In his ruling, Barbier said the claim itself appeared to have been handled correctly, but that Sutton has admitted he misled the court when confronted with the payment. Barbier added that all three men “engag[ed] in conduct involving dishonesty, deceit and misrepresentation.''

Others named in Freeh’s report fared better. Sutton’s wife, Christine Reitano, also an employee of the settlement fund, was accused by Freeh of fraud, money laundering and perjury. However, Barbier said there was no evidence that she did anything wrong.

Gilbert "Gibby" Andry, brother of Jon Andry, was also named in Freeh's report, but was not sanctioned by Barbier. In fact, Barbier ruled that a $7.9 million damage claim filed by the Andry brothers on behalf of their partnership, the Andry Law Firm, could proceed. However, the claim, which is believed to be one of the largest BP-related damage requests by any Gulf Coast law firm, could be reduced substantially. Barbier intimated in his ruling that the Andry Law Firm claim will be refigured under so-called “Policy 495,” which was implemented last year. Policy 495, which was demanded by the U.S. Court of Appeals for the Fifth Circuit, has sharply diminished payments to certain classes of businesses.

Lerner, the Andry brothers and Sutton, as well as their attorneys, either declined to comment or did not respond to requests for comment.
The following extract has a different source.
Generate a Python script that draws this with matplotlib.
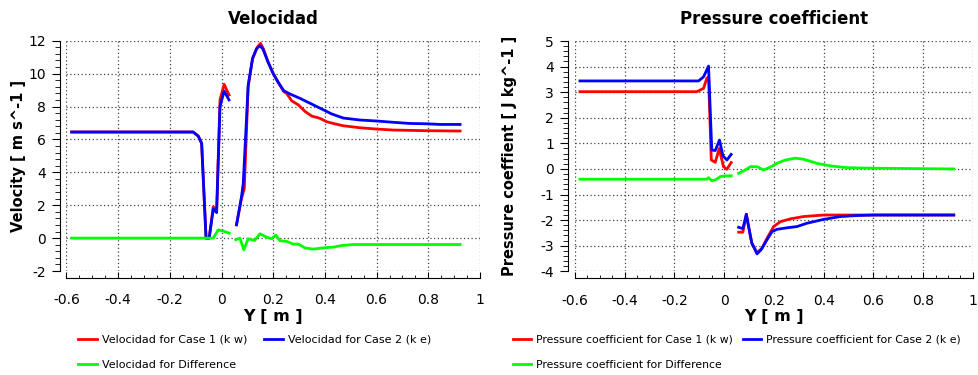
#!/usr/bin/env python3
"""
Velocity and pressure coefficient profiles along Y for two turbulence
models (k-w and k-e) plus their difference.
"""

import numpy as np
import matplotlib
matplotlib.use("Agg")
import matplotlib.pyplot as plt
from matplotlib.ticker import MultipleLocator

nan = np.nan

# Velocidad - Case 1 (k w)
vel_case1_y = [-0.58, -0.11, -0.09, -0.077, -0.06, -0.048, -0.032, -0.019, -0.006, 0.01, 0.029, nan,
               0.058, 0.077, 0.088, 0.103, 0.12, 0.138, 0.151, 0.162, 0.18, 0.2, 0.22, 0.241, 0.252,
               0.271, 0.297, 0.323, 0.349, 0.381, 0.406, 0.432, 0.471, 0.535, 0.6, 0.665, 0.794, 0.923]
vel_case1 = [6.45, 6.45, 6.2, 5.76, 0.0, 0.0, 1.9, 1.7, 8.4, 9.35, 8.7, nan,
             0.85, 2.4, 3.0, 9.2, 10.9, 11.6, 11.84, 11.5, 10.7, 10.0, 9.45, 8.9, 8.8,
             8.35, 8.1, 7.7, 7.42, 7.28, 7.08, 6.97, 6.83, 6.71, 6.63, 6.57, 6.53, 6.51]

# Velocidad - Case 2 (k e)
vel_case2_y = [-0.58, -0.11, -0.09, -0.077, -0.06, -0.048, -0.032, -0.019, -0.006, 0.01, 0.029, nan,
               0.058, 0.077, 0.084, 0.103, 0.12, 0.135, 0.148, 0.16, 0.18, 0.2, 0.22, 0.241, 0.265,
               0.303, 0.342, 0.394, 0.426, 0.471, 0.535, 0.6, 0.665, 0.729, 0.794, 0.845, 0.923]
vel_case2 = [6.45, 6.45, 6.2, 5.76, 0.0, 0.0, 1.77, 1.55, 8.0, 8.94, 8.4, nan,
             0.8, 2.5, 3.33, 9.3, 10.93, 11.5, 11.7, 11.5, 10.7, 10.0, 9.45, 8.96, 8.76,
             8.5, 8.2, 7.8, 7.55, 7.3, 7.18, 7.12, 7.04, 6.97, 6.95, 6.91, 6.91]

# Velocidad - Difference
vel_diff_y = [-0.58, -0.032, -0.013, 0.006, 0.03, nan, 0.055, 0.071, 0.086, 0.103, 0.129, 0.148,
              0.174, 0.194, 0.21, 0.226, 0.252, 0.277, 0.297, 0.323, 0.355, 0.394, 0.432, 0.465,
              0.51, 0.923]
vel_diff = [0.0, 0.0, 0.5, 0.43, 0.3, nan, -0.1, 0.0, -0.71, -0.04, -0.14, 0.26,
            0.06, -0.04, 0.18, -0.16, -0.2, -0.36, -0.36, -0.6, -0.67, -0.59, -0.55, -0.45,
            -0.39, -0.39]

# Pressure coefficient - Case 1 (k w)
cp_case1_y = [-0.58, -0.11, -0.083, -0.07, -0.063, -0.052, -0.036, -0.02, -0.003, 0.011, 0.028, nan,
              0.058, 0.075, 0.089, 0.098, 0.111, 0.132, 0.152, 0.172, 0.199, 0.226, 0.266, 0.319,
              0.4, 0.601, 0.923]
cp_case1 = [3.02, 3.02, 3.15, 3.54, 3.6, 0.35, 0.26, 0.8, 0.09, -0.01, 0.25, nan,
            -2.47, -2.47, -1.77, -2.25, -2.9, -3.27, -3.1, -2.71, -2.25, -2.06, -1.95, -1.86,
            -1.8, -1.8, -1.8]

# Pressure coefficient - Case 2 (k e)
cp_case2_y = [-0.58, -0.103, -0.083, -0.07, -0.063, -0.05, -0.036, -0.019, -0.005, 0.011, 0.028, nan,
              0.058, 0.075, 0.089, 0.098, 0.111, 0.132, 0.148, 0.172, 0.192, 0.212, 0.252, 0.293,
              0.333, 0.4, 0.467, 0.534, 0.601, 0.923]
cp_case2 = [3.44, 3.44, 3.6, 3.87, 4.02, 0.74, 0.72, 1.13, 0.51, 0.35, 0.57, nan,
            -2.28, -2.33, -1.77, -2.25, -2.9, -3.32, -3.16, -2.77, -2.45, -2.36, -2.3, -2.25,
            -2.12, -1.97, -1.86, -1.82, -1.8, -1.8]

# Pressure coefficient - Difference
cp_diff_y = [-0.58, -0.07, -0.063, -0.05, -0.036, -0.016, 0.004, 0.028, nan,
             0.058, 0.085, 0.105, 0.132, 0.158, 0.185, 0.212, 0.246, 0.286, 0.319, 0.373,
             0.427, 0.494, 0.601, 0.923]
cp_diff = [-0.4, -0.4, -0.34, -0.46, -0.43, -0.3, -0.27, -0.27, nan,
           -0.17, -0.04, 0.09, 0.09, -0.04, 0.07, 0.22, 0.35, 0.42, 0.38, 0.22,
           0.12, 0.05, 0.03, 0.0]

plt.rcParams['axes.unicode_minus'] = False
plt.rcParams['font.family'] = 'DejaVu Sans'


def style_axes(ax, ylim, ymajor, yminor):
    """Offset spines, dotted grid, in/out ticks like the original tool"""
    ax.set_xlim(-0.6, 1.0)
    ax.set_ylim(*ylim)
    ax.xaxis.set_major_locator(MultipleLocator(0.2))
    ax.xaxis.set_minor_locator(MultipleLocator(0.05))
    ax.yaxis.set_major_locator(MultipleLocator(ymajor))
    ax.yaxis.set_minor_locator(MultipleLocator(yminor))
    ax.xaxis.set_major_formatter(plt.FuncFormatter(lambda v, p: f'{v:g}'))

    for side in ('top', 'right'):
        ax.spines[side].set_visible(False)
    ax.spines['left'].set_position(('outward', 5))
    ax.spines['bottom'].set_position(('outward', 5))
    ax.spines['left'].set_bounds(*ylim)
    ax.spines['bottom'].set_bounds(-0.6, 1.0)

    ax.tick_params(axis='y', which='major', direction='out', length=6, pad=4, labelsize=10)
    ax.tick_params(axis='y', which='minor', direction='out', length=3.5)
    ax.tick_params(axis='x', which='major', direction='in', length=4, pad=11, labelsize=10)
    ax.tick_params(axis='x', which='minor', direction='in', length=2.5)

    ax.grid(True, which='major', linestyle=(0, (1, 2)), color='#444444', linewidth=0.9)
    ax.set_axisbelow(True)


fig = plt.figure(figsize=(9.79, 3.75), dpi=100)
ax1 = fig.add_axes([0.0679, 0.2773, 0.4224, 0.6141])
ax2 = fig.add_axes([0.5873, 0.2765, 0.4065, 0.6141])

# Velocity panel
l1, = ax1.plot(vel_case1_y, vel_case1, color='#ff0000', lw=2, label='Velocidad for Case 1 (k w)')
l2, = ax1.plot(vel_case2_y, vel_case2, color='#0000ff', lw=2, label='Velocidad for Case 2 (k e)')
l3, = ax1.plot(vel_diff_y, vel_diff, color='#00ff00', lw=2, label='Velocidad for Difference')
style_axes(ax1, (-2, 12), 2, 0.4)
ax1.set_title('Velocidad', fontsize=12, fontweight='bold', pad=12)
ax1.set_ylabel('Velocity [ m s^-1 ]', fontsize=10.5, fontweight='bold')
ax1.yaxis.set_label_coords(-0.098, 0.5)
ax1.set_xlabel('Y [ m ]', fontsize=11.5, fontweight='bold')
ax1.xaxis.set_label_coords(0.5, -0.165)

# Pressure coefficient panel
p1, = ax2.plot(cp_case1_y, cp_case1, color='#ff0000', lw=2, label='Pressure coefficient for Case 1 (k w)')
p2, = ax2.plot(cp_case2_y, cp_case2, color='#0000ff', lw=2, label='Pressure coefficient for Case 2 (k e)')
p3, = ax2.plot(cp_diff_y, cp_diff, color='#00ff00', lw=2, label='Pressure coefficient for Difference')
style_axes(ax2, (-4, 5), 1, 0.2)
ax2.set_title('Pressure coefficient', fontsize=12, fontweight='bold', pad=12)
ax2.set_ylabel('Pressure coeffient [ J kg^-1 ]', fontsize=10.5, fontweight='bold')
ax2.yaxis.set_label_coords(-0.146, 0.5)
ax2.set_xlabel('Y [ m ]', fontsize=11.5, fontweight='bold')
ax2.xaxis.set_label_coords(0.5, -0.165)

# Legends below each panel (column-wise fill -> order c1, diff, c2)
legend_kw = dict(ncol=2, frameon=False, fontsize=8, handlelength=1.7, handletextpad=0.45,
                 labelspacing=1.35, borderpad=0, borderaxespad=0, loc='upper left')
fig.legend(handles=[l1, l3, l2], bbox_to_anchor=(0.0797, 0.107), columnspacing=1.5, **legend_kw)
fig.legend(handles=[p1, p3, p2], bbox_to_anchor=(0.524, 0.107), columnspacing=0.9,
           **{**legend_kw, 'fontsize': 7.8})

fig.savefig('out.png', dpi=100)
plt.close(fig)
Of the sanctions handed down by Barbier, the Andry Lerner law firm may have been hit the hardest. While Barbier said the firm would be entitled to fees for work already performed on BP claims cases, he stipulated that Andry Lerner will not receive the money until all other claimants have been paid first. Given that some 130,000 claims still await payment in the five-year-old case, it could be years before Andry Lerner receives those funds.

In the proceedings leading up to Barbier's ruling barring the Andry Lerner firm from representing further claimants, they were represented by prominent New Orleans-based bankruptcy attorney Douglas Draper.

Barbier additionally ordered Freeh to report Andry, Lerner and Sutton to the respective bar association disciplinary arms in the states of Louisiana and Nevada, as well as the federal ethics panel for the U.S. District Court of the Eastern District of Louisiana.